3805cd30 R vgModuleLocal_blksys_setup
3805cd34 R vgModuleLocal_blksys_restart
3805cd38 R vgModuleLocal_blksys_complete
3805cd3c R vgModuleLocal_blksys_committed
3805cd40 R vgModuleLocal_blksys_finished

It's checking
     outside_range = ip < ML_(blksys_setup) || ip >= ML_(blksys_finished)
so being in any of blksys_setup,  blksys_restart, blksys_complete, blksys_committed is supposed to be OK.

40 years ago I had to debug this sort of junk in my own assembler code with an in-circuit emulator.  Things haven't improved much, have they!
Comment 27 Paul Floyd 2022-04-12 21:52:23 UTC
Didn't make it into 3.19.0, but this should now be OK

paulf> git push
Enumerating objects: 40, done.
Counting objects: 100% (40/40), done.
Delta compression using up to 4 threads
Compressing objects: 100% (22/22), done.
Writing objects: 100% (24/24), 3.95 KiB | 3.95 MiB/s, done.
Total 24 (delta 17), reused 0 (delta 0), pack-reused 0
To ssh://sourceware.org/git/valgrind.git
   68ac5ca0e..3e7774ea5  master -> master
Comment 28 Nick Briggs 2022-04-12 22:48:01 UTC
Looks good.  Thanks!  I'd suggest, though, using something other than " " in the test (write(2, " ", 1);) so that it's more obvious if the output doesn't match, rather than trying to count spaces ;-)

Now on to the next problem where the X library chokes sometimes when SIGVTALRMs go off -- not sure that it's just valgrind though.
Comment 29 Paul Floyd 2022-04-13 07:14:35 UTC
I made 2 changes to the testcase.
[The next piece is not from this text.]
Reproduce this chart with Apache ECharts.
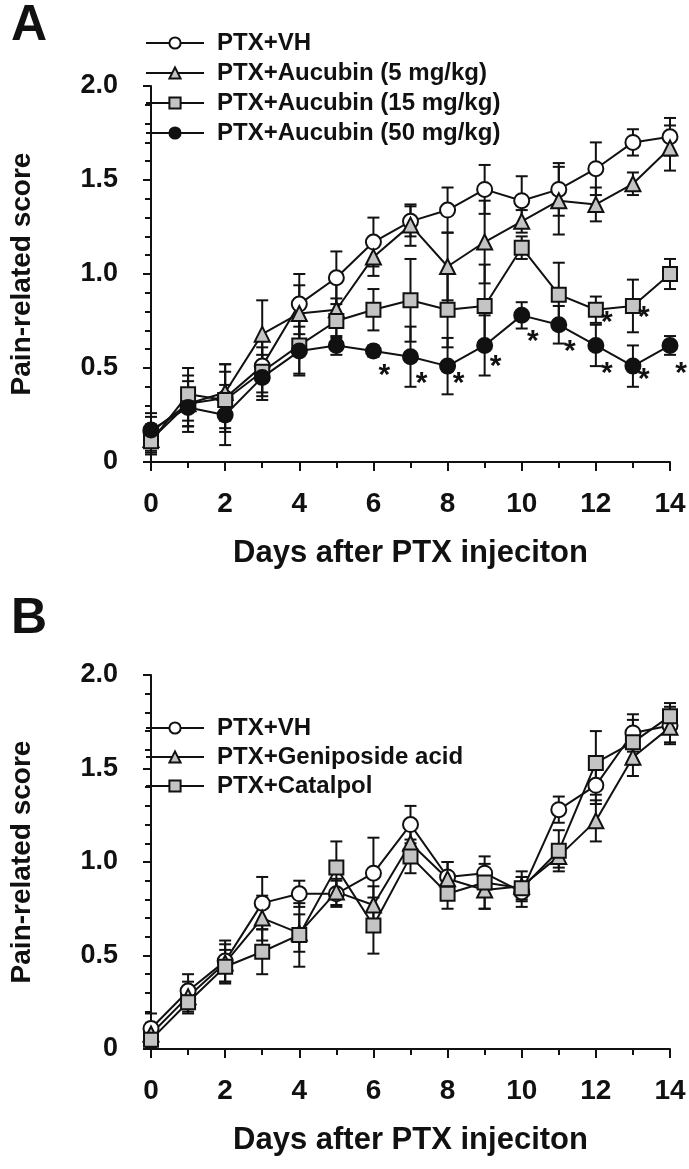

Reduced the number of ticks to make the runtime a lot shorter. And added a stderr filter to remove all those spaces. Without the stderr filter, the filter is unnecessarily large, and the testcase also non-determinisitic.

I think that the important thing is to be spamming a fairly slow syscall like `write` whilst having the timer firing ang generating interrupts.